Refraction looks plausible.  Maybe that quasi reflection of the sphere in the floor is a caustic?

Shadow rays and I are getting a divorce

Like most batch rendering people I have a love-hate relationship with shadow rays.   They are wonderfully simple and can easily get you effects like accurate shadows of an eclipse.   And yet without getting fancy you start having car interiors turn black because the shadow rays hit the windows.    And brute force methods give better pictures given huge amounts of rays.   But I think I am finally believing my own BS and thinking computers are fast enough.  In my new rendering project I am abandoning shadow rays so the floor under the glass is automatically illuminated.   Note the quasi-TV is the only light source in the room.   No importance sampling here yet-- just getting the functionality in.   (I think there is still a bug in the glass but getting close).

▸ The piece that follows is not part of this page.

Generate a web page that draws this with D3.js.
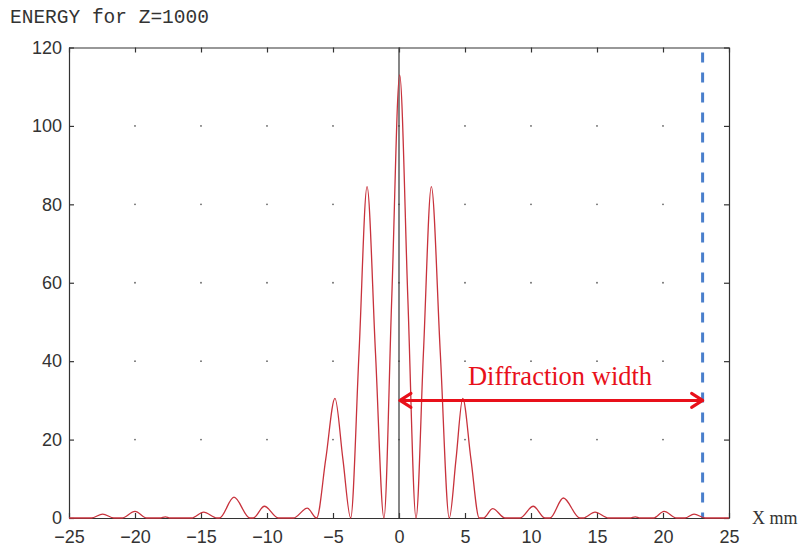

A new iOS photo app: Subjective

We have a new iOS photo app out that combines some features of our previous apps.   The basic idea we have been pursuing for a while is based on the subjective refraction test from optometry where a person uses their own judgment for which of a set of things is better.  A/B testing is a more randomized version of this basic idea.

We first have you pick a category of editing (e.g., is it an outdoor landscape or is it food or do you want to make a stencil version like the Obama HOPE poser?).   It shows the image being edited as a background:

Pick one of the filter families-- like Stencil

Now three screens of choose best of 4:

Now pick best of four 3 times

And voila!

And here's the product.

You can of course go more conventionally and adjust contract and color temperature and saturation (one screen for each).  I like this for food.  Here's before:

and after.   Is it better?  I think so, but it's SUBJECTIVE!